OBJECTIVE>
The required output is the exact run of lines from the line containing "Emit a LaTeX" to the line containing "-- (497,856) -- cycle;", inclusive, and nothing besides.

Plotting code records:
===============
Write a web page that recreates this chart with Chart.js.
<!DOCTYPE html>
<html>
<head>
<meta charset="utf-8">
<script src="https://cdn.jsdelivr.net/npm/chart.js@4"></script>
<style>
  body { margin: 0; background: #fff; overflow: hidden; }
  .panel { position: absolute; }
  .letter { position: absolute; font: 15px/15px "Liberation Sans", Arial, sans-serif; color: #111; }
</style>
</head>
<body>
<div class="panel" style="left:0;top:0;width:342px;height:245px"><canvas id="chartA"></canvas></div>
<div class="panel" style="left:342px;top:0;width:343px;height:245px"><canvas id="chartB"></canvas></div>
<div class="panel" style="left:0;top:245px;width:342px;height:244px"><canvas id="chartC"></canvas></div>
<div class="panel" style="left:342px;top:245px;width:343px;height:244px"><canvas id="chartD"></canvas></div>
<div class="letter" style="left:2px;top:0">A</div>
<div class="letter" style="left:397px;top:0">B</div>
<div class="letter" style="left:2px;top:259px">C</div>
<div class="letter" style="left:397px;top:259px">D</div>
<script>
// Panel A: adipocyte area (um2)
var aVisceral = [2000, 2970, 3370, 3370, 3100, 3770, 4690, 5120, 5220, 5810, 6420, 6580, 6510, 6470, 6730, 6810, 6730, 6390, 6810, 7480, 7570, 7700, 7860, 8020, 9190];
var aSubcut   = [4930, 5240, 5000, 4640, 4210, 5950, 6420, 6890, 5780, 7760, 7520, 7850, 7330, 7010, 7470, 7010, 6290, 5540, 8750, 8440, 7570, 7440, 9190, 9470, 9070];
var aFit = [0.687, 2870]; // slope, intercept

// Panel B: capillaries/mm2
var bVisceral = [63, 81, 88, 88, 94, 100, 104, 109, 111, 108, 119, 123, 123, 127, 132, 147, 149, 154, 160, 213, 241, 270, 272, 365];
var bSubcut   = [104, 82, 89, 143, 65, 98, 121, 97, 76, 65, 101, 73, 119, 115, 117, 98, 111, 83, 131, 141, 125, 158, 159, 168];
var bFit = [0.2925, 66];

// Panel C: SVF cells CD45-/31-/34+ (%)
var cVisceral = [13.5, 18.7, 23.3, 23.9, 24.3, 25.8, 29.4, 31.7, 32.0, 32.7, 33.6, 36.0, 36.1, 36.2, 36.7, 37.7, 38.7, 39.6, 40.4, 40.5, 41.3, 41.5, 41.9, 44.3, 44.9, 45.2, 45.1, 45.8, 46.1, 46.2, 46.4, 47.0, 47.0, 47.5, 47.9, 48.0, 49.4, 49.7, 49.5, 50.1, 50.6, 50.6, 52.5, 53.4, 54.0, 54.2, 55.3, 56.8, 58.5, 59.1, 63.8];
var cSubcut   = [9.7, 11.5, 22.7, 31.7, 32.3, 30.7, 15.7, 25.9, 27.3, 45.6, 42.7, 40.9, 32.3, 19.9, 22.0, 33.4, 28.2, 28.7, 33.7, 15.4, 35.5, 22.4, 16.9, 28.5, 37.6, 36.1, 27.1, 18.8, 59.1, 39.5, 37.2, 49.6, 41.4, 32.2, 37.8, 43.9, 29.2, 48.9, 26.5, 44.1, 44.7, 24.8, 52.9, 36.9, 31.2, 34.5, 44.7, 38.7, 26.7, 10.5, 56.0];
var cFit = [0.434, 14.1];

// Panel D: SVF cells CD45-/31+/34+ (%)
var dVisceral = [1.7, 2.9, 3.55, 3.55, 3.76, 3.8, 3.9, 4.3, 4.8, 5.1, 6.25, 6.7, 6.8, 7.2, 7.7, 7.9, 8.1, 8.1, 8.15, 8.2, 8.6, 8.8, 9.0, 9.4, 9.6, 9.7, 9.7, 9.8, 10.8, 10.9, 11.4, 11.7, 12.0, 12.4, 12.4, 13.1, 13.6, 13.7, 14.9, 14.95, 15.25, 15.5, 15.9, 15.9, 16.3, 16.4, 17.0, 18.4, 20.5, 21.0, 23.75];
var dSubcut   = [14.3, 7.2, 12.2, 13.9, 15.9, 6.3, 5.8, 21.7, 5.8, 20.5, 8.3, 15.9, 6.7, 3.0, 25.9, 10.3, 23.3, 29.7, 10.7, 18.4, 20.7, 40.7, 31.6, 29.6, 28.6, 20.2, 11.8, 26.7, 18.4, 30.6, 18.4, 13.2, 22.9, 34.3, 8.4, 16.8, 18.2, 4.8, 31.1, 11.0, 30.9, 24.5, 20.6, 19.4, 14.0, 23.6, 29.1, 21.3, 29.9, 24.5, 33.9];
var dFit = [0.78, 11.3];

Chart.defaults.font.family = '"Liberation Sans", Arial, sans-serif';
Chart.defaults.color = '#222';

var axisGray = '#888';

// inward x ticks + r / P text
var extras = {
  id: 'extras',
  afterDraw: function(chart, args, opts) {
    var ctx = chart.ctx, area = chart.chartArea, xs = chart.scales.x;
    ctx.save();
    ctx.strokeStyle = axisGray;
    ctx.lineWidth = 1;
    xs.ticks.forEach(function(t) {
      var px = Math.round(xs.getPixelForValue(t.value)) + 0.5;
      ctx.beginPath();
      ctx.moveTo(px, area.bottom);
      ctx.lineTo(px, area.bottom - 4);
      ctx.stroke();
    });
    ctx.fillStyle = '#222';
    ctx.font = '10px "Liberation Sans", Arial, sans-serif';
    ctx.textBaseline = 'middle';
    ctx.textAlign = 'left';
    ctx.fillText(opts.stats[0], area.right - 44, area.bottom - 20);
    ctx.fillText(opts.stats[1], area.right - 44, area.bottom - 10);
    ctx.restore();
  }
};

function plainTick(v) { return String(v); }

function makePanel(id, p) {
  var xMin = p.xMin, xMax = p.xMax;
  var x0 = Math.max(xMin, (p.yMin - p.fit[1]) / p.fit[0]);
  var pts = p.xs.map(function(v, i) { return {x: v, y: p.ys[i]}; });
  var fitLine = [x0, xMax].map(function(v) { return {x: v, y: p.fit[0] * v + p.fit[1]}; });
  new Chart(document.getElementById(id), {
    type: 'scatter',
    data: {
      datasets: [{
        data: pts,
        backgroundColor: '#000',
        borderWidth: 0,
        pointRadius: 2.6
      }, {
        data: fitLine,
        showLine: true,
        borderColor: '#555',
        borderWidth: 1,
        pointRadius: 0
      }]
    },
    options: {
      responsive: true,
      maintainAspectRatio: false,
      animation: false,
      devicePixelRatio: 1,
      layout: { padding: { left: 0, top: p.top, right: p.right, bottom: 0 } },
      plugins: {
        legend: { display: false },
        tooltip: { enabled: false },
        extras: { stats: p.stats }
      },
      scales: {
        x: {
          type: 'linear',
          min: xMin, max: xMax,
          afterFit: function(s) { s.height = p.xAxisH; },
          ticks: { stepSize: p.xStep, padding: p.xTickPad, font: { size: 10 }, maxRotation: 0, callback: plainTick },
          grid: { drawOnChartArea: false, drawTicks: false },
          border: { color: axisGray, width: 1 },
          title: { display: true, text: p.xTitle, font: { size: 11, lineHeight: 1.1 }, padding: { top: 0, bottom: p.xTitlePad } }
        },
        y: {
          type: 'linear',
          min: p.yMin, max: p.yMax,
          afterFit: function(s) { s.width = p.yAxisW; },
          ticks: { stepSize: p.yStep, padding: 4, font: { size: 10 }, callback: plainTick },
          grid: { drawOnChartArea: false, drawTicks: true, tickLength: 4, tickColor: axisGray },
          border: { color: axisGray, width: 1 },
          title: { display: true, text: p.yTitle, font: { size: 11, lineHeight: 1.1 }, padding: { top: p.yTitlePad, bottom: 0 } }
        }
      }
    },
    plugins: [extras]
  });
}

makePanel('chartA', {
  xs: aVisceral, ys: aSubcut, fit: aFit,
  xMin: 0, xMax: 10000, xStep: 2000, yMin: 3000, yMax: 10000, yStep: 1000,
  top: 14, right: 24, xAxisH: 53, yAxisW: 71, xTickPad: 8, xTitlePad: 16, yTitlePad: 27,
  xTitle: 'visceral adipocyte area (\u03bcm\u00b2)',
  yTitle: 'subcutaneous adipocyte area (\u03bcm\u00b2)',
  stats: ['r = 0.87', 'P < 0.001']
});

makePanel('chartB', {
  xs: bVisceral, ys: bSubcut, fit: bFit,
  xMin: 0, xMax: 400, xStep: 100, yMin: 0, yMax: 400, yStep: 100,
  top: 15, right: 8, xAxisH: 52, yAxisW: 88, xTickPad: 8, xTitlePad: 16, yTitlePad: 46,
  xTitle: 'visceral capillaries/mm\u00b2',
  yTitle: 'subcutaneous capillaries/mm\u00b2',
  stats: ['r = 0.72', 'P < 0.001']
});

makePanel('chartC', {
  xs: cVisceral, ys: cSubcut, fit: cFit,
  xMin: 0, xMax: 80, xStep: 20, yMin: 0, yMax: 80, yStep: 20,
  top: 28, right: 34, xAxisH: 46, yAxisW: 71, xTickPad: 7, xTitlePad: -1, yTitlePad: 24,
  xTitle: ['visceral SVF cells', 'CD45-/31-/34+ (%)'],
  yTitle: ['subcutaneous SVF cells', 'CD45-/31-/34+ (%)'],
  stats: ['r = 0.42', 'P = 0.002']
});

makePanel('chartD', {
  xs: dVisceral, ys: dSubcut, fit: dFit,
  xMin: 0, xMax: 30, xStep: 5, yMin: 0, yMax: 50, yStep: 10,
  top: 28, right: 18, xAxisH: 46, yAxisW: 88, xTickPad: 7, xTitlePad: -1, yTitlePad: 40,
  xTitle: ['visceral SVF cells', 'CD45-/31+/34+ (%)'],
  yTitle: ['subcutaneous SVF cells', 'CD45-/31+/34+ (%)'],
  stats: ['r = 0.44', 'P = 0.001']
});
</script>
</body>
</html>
===============
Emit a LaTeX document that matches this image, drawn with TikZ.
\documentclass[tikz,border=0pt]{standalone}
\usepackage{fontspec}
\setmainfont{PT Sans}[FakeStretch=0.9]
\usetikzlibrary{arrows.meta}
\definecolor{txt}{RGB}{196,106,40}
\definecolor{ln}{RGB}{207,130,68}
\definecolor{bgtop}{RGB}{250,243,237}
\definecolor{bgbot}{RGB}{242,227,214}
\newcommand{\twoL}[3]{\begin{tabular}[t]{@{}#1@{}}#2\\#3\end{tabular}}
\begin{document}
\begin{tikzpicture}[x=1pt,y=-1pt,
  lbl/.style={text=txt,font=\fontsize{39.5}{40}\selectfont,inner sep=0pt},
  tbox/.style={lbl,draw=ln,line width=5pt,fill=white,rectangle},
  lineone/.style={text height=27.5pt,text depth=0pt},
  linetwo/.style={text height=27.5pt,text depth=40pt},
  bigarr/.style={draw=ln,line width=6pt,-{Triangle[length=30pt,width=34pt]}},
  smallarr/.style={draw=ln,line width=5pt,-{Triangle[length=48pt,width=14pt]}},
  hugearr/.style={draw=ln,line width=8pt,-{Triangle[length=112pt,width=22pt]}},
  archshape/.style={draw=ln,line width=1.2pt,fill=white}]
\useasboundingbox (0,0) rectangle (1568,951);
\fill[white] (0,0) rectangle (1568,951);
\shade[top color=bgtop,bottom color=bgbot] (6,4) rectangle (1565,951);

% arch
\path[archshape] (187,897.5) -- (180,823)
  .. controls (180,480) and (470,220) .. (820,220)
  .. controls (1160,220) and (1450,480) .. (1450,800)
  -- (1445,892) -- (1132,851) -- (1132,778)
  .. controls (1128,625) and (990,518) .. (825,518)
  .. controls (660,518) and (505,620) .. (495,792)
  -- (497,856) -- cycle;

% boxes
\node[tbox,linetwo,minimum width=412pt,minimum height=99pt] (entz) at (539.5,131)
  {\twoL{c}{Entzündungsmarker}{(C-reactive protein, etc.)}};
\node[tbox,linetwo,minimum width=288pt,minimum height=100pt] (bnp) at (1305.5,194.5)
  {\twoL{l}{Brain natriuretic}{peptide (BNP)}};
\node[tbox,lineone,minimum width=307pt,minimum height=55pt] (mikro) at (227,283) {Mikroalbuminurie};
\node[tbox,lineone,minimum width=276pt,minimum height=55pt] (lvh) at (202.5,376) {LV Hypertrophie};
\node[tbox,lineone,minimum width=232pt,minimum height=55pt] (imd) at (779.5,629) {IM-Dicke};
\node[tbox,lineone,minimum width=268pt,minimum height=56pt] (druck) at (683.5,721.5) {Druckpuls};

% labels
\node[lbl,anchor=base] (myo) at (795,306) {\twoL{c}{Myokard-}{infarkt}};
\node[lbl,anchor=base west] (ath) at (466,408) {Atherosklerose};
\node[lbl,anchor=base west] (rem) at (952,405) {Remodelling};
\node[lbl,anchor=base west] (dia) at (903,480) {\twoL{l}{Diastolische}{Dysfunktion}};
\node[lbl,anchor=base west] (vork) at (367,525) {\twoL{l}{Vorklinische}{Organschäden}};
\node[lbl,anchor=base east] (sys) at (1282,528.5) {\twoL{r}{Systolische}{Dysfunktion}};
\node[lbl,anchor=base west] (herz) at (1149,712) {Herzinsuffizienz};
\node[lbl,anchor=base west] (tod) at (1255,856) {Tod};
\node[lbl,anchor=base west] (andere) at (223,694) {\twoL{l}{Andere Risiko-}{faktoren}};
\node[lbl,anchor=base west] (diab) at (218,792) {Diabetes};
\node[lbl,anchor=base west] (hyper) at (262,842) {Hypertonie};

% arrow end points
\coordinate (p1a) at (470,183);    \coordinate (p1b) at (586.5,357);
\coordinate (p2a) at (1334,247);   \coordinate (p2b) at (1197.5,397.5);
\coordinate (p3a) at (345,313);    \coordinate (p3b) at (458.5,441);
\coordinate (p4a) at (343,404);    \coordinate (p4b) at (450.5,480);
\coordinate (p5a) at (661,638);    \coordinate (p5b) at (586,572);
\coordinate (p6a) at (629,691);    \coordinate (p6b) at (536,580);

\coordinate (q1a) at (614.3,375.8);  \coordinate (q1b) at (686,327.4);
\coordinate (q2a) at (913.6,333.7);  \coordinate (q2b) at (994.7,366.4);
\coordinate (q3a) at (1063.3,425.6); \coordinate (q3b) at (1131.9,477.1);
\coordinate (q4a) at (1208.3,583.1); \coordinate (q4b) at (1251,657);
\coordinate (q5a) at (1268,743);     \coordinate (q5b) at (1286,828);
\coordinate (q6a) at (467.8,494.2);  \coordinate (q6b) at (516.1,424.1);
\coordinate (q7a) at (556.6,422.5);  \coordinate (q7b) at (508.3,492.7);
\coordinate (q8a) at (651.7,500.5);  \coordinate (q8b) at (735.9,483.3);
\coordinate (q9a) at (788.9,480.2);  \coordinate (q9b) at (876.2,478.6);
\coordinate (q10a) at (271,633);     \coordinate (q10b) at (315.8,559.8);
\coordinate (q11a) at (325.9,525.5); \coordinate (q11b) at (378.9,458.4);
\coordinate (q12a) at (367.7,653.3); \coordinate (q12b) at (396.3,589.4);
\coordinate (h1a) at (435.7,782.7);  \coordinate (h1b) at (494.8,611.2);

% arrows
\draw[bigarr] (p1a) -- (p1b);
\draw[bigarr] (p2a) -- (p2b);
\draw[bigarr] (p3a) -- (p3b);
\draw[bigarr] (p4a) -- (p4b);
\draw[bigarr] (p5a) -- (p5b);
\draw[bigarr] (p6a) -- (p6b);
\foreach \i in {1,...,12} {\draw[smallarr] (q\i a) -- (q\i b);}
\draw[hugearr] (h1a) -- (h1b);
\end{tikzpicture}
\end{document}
===============
ANSWER FOR THIS EXERCISE>
Emit a LaTeX document that matches this image, drawn with TikZ.
\documentclass[tikz,border=0pt]{standalone}
\usepackage{fontspec}
\setmainfont{PT Sans}[FakeStretch=0.9]
\usetikzlibrary{arrows.meta}
\definecolor{txt}{RGB}{196,106,40}
\definecolor{ln}{RGB}{207,130,68}
\definecolor{bgtop}{RGB}{250,243,237}
\definecolor{bgbot}{RGB}{242,227,214}
\newcommand{\twoL}[3]{\begin{tabular}[t]{@{}#1@{}}#2\\#3\end{tabular}}
\begin{document}
\begin{tikzpicture}[x=1pt,y=-1pt,
  lbl/.style={text=txt,font=\fontsize{39.5}{40}\selectfont,inner sep=0pt},
  tbox/.style={lbl,draw=ln,line width=5pt,fill=white,rectangle},
  lineone/.style={text height=27.5pt,text depth=0pt},
  linetwo/.style={text height=27.5pt,text depth=40pt},
  bigarr/.style={draw=ln,line width=6pt,-{Triangle[length=30pt,width=34pt]}},
  smallarr/.style={draw=ln,line width=5pt,-{Triangle[length=48pt,width=14pt]}},
  hugearr/.style={draw=ln,line width=8pt,-{Triangle[length=112pt,width=22pt]}},
  archshape/.style={draw=ln,line width=1.2pt,fill=white}]
\useasboundingbox (0,0) rectangle (1568,951);
\fill[white] (0,0) rectangle (1568,951);
\shade[top color=bgtop,bottom color=bgbot] (6,4) rectangle (1565,951);

% arch
\path[archshape] (187,897.5) -- (180,823)
  .. controls (180,480) and (470,220) .. (820,220)
  .. controls (1160,220) and (1450,480) .. (1450,800)
  -- (1445,892) -- (1132,851) -- (1132,778)
  .. controls (1128,625) and (990,518) .. (825,518)
  .. controls (660,518) and (505,620) .. (495,792)
  -- (497,856) -- cycle;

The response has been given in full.